REQUIRED TASK: Return all of the data exactly as written, without the pictures.

DATA SEGMENT:
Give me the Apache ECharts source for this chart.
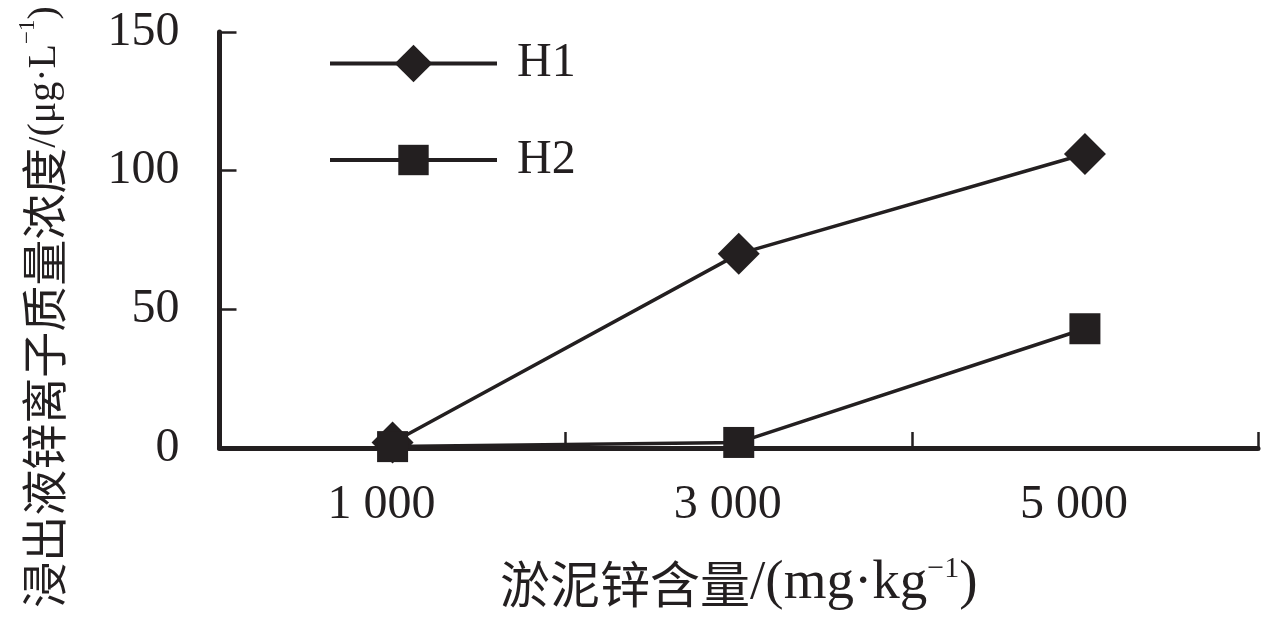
<!DOCTYPE html>
<html>
<head>
<meta charset="utf-8">
<script src="https://cdn.jsdelivr.net/npm/echarts@6/dist/echarts.min.js"></script>
<style>html,body{margin:0;padding:0;background:#fff}#c{width:1280px;height:620px}</style>
</head>
<body>
<div id="c"></div>
<script>
const categories = ['1 000', '3 000', '5 000'];
const seriesNames = ['H1', 'H2'];
const h1Values = [2, 70, 106];
const h2Values = [0.5, 2, 43];
const yTicks = { min: 0, max: 150, interval: 50 };
const xAxisTitle = '{cn|淤泥锌含量}{en|/(mg·kg}{sup|−1}{en|)}';
const yAxisTitle = '{cn|浸出液锌离子质量浓度}{en|/(μg·L}{sup|−1}{en|)}';

const INK = '#231f20';
const FONT = "'Liberation Serif', 'Noto Sans CJK SC', serif";
const CJK = "'Noto Sans CJK SC', 'Liberation Serif', serif";
const xRich = {
  cn: { fontSize: 50, fontFamily: CJK, color: INK, lineHeight: 60 },
  en: { fontSize: 55, fontFamily: FONT, color: INK, lineHeight: 60 },
  sup: { fontSize: 30, fontFamily: FONT, color: INK, verticalAlign: 'top', lineHeight: 40 }
};
const yRich = {
  cn: { fontSize: 46, fontFamily: CJK, fill: INK, lineHeight: 56 },
  en: { fontSize: 40, fontFamily: FONT, fill: INK, lineHeight: 56 },
  sup: { fontSize: 23, fontFamily: FONT, fill: INK, verticalAlign: 'top', lineHeight: 34 }
};

const chart = echarts.init(document.getElementById('c'), null, { renderer: 'canvas' });
chart.setOption({
  animation: false,
  backgroundColor: '#fff',
  textStyle: { fontFamily: FONT, color: INK },
  grid: { left: 219.5, right: 22, top: 32, bottom: 172, containLabel: false, outerBoundsMode: 'none' },
  legend: [
    {
      data: [seriesNames[0]], left: 328, top: 39.5, orient: 'vertical', padding: 0,
      itemWidth: 167, itemHeight: 47,
      textStyle: { fontSize: 48, fontFamily: FONT, color: INK, padding: [0, 0, 0, 15] },
      itemStyle: { color: INK }, lineStyle: { width: 4, color: INK }
    },
    {
      data: [seriesNames[1]], left: 328, top: 136, orient: 'vertical', padding: 0,
      itemWidth: 167, itemHeight: 38,
      textStyle: { fontSize: 48, fontFamily: FONT, color: INK, padding: [0, 0, 0, 15] },
      itemStyle: { color: INK }, lineStyle: { width: 4, color: INK }
    }
  ],
  graphic: [
    {
      type: 'text',
      x: 44, y: 307,
      rotation: Math.PI / 2,
      style: {
        text: yAxisTitle,
        rich: yRich,
        fill: INK,
        align: 'center',
        verticalAlign: 'middle'
      }
    }
  ],
  xAxis: {
    type: 'category',
    data: categories,
    boundaryGap: true,
    axisLine: { lineStyle: { color: INK, width: 5 } },
    axisTick: { show: true, inside: true, length: 16, lineStyle: { color: INK, width: 2.5 } },
    axisLabel: { fontSize: 48, fontFamily: FONT, color: INK, margin: 33, padding: [0, 22, 0, 0] },
    name: xAxisTitle,
    nameLocation: 'middle',
    nameGap: 106,
    nameTextStyle: { rich: xRich }
  },
  yAxis: {
    type: 'value',
    min: yTicks.min, max: yTicks.max, interval: yTicks.interval,
    splitLine: { show: false },
    axisLine: { show: true, lineStyle: { color: INK, width: 5 } },
    axisTick: { show: true, inside: true, length: 17, lineStyle: { color: INK, width: 2.5 } },
    axisLabel: { fontSize: 48, fontFamily: FONT, color: INK, margin: 40, padding: [0, 0, 8, 0] }
  },
  series: [
    {
      name: seriesNames[0], type: 'line', data: h1Values,
      symbol: 'diamond', symbolSize: 42, showSymbol: true,
      lineStyle: { color: INK, width: 3.5 }, itemStyle: { color: INK }, z: 2
    },
    {
      name: seriesNames[1], type: 'line', data: h2Values,
      symbol: 'rect', symbolSize: 31, showSymbol: true,
      lineStyle: { color: INK, width: 3.5 }, itemStyle: { color: INK }, z: 3
    }
  ]
});
</script>
</body>
</html>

WRITTEN RESPONSE:
Give me the Apache ECharts source for this chart.
<!DOCTYPE html>
<html>
<head>
<meta charset="utf-8">
<script src="https://cdn.jsdelivr.net/npm/echarts@6/dist/echarts.min.js"></script>
<style>html,body{margin:0;padding:0;background:#fff}#c{width:1280px;height:620px}</style>
</head>
<body>
<div id="c"></div>
<script>
const categories = ['1 000', '3 000', '5 000'];
const seriesNames = ['H1', 'H2'];
const h1Values = [2, 70, 106];
const h2Values = [0.5, 2, 43];
const yTicks = { min: 0, max: 150, interval: 50 };
const xAxisTitle = '{cn|淤泥锌含量}{en|/(mg·kg}{sup|−1}{en|)}';
const yAxisTitle = '{cn|浸出液锌离子质量浓度}{en|/(μg·L}{sup|−1}{en|)}';

const INK = '#231f20';
const FONT = "'Liberation Serif', 'Noto Sans CJK SC', serif";
const CJK = "'Noto Sans CJK SC', 'Liberation Serif', serif";
const xRich = {
  cn: { fontSize: 50, fontFamily: CJK, color: INK, lineHeight: 60 },
  en: { fontSize: 55, fontFamily: FONT, color: INK, lineHeight: 60 },
  sup: { fontSize: 30, fontFamily: FONT, color: INK, verticalAlign: 'top', lineHeight: 40 }
};
const yRich = {
  cn: { fontSize: 46, fontFamily: CJK, fill: INK, lineHeight: 56 },
  en: { fontSize: 40, fontFamily: FONT, fill: INK, lineHeight: 56 },
  sup: { fontSize: 23, fontFamily: FONT, fill: INK, verticalAlign: 'top', lineHeight: 34 }
};

const chart = echarts.init(document.getElementById('c'), null, { renderer: 'canvas' });
chart.setOption({
  animation: false,
  backgroundColor: '#fff',
  textStyle: { fontFamily: FONT, color: INK },
  grid: { left: 219.5, right: 22, top: 32, bottom: 172, containLabel: false, outerBoundsMode: 'none' },
  legend: [
    {
      data: [seriesNames[0]], left: 328, top: 39.5, orient: 'vertical', padding: 0,
      itemWidth: 167, itemHeight: 47,
      textStyle: { fontSize: 48, fontFamily: FONT, color: INK, padding: [0, 0, 0, 15] },
      itemStyle: { color: INK }, lineStyle: { width: 4, color: INK }
    },
    {
      data: [seriesNames[1]], left: 328, top: 136, orient: 'vertical', padding: 0,
      itemWidth: 167, itemHeight: 38,
      textStyle: { fontSize: 48, fontFamily: FONT, color: INK, padding: [0, 0, 0, 15] },
      itemStyle: { color: INK }, lineStyle: { width: 4, color: INK }
    }
  ],
  graphic: [
    {
      type: 'text',
      x: 44, y: 307,
      rotation: Math.PI / 2,
      style: {
        text: yAxisTitle,
        rich: yRich,
        fill: INK,
        align: 'center',
        verticalAlign: 'middle'
      }
    }
  ],
  xAxis: {
    type: 'category',
    data: categories,
    boundaryGap: true,
    axisLine: { lineStyle: { color: INK, width: 5 } },
    axisTick: { show: true, inside: true, length: 16, lineStyle: { color: INK, width: 2.5 } },
    axisLabel: { fontSize: 48, fontFamily: FONT, color: INK, margin: 33, padding: [0, 22, 0, 0] },
    name: xAxisTitle,
    nameLocation: 'middle',
    nameGap: 106,
    nameTextStyle: { rich: xRich }
  },
  yAxis: {
    type: 'value',
    min: yTicks.min, max: yTicks.max, interval: yTicks.interval,
    splitLine: { show: false },
    axisLine: { show: true, lineStyle: { color: INK, width: 5 } },
    axisTick: { show: true, inside: true, length: 17, lineStyle: { color: INK, width: 2.5 } },
    axisLabel: { fontSize: 48, fontFamily: FONT, color: INK, margin: 40, padding: [0, 0, 8, 0] }
  },
  series: [
    {
      name: seriesNames[0], type: 'line', data: h1Values,
      symbol: 'diamond', symbolSize: 42, showSymbol: true,
      lineStyle: { color: INK, width: 3.5 }, itemStyle: { color: INK }, z: 2
    },
    {
      name: seriesNames[1], type: 'line', data: h2Values,
      symbol: 'rect', symbolSize: 31, showSymbol: true,
      lineStyle: { color: INK, width: 3.5 }, itemStyle: { color: INK }, z: 3
    }
  ]
});
</script>
</body>
</html>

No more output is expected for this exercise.